Em decisão, o Ministro Luiz Fux, relator da ADI, determinou que haverá julgamento antecipado do mérito da ação, o que, na prática, tornará mais rápida a definição da questão pelo STF, o que deve por fim à discussão sobre a legitimidade dos dois dispositivos legais. A tendência, pelos precedentes do próprio STF, é que a ação seja julgada procedente, com a declaração de inconstitucionalidade dos dois dispositivos, o que trará maior segurança jurídica.

A questão da disputa envolvendo territorialidade, contudo, deve demorar mais a ser resolvida, e, provavelmente, somente o será por meio de nova decisão do STF, que estabeleça os exatos limites da sua decisão anterior – que determinou a quebra do monopólio da União. A expectativa é que o STF reitere a limitação à operação estadual aos limites do território de cada Estado, sem o quê, haverá uma eterna competição entre os Estados, algo que não é favorável nem para eles próprios – e, não por acaso, o Paraná já está litigando judicialmente com o Rio por conta da falta de limitação estabelecida na loteria carioca.

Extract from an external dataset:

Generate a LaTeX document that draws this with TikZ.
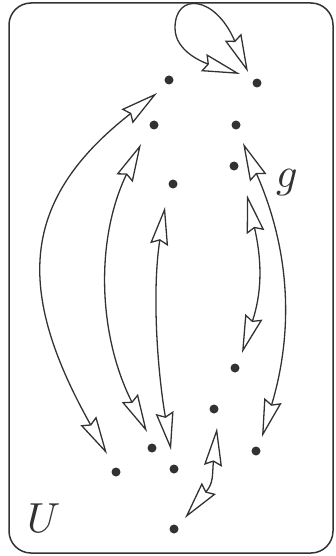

O importante, no entanto, é destacar que, mesmo nesse cenário, não há qualquer riscos para as empresas que queiram obter a autorização do Ministério da Fazenda em virtude dessa discussão judicial. A única preocupação é que, sem controle sobre a territorialidade, um operador poderá acabar sendo um concorrente em âmbito nacional, mesmo tendo obtido apenas uma autorização estadual. Em outras palavras, um operador poderá ser concorrencialmente relevante nacionalmente, caso, a partir de uma autorização ou concessão de um Estado, a operadora oferte seus produtos em todo o território estadual, mesmo só tendo a autorização ou concessão de um único Estado.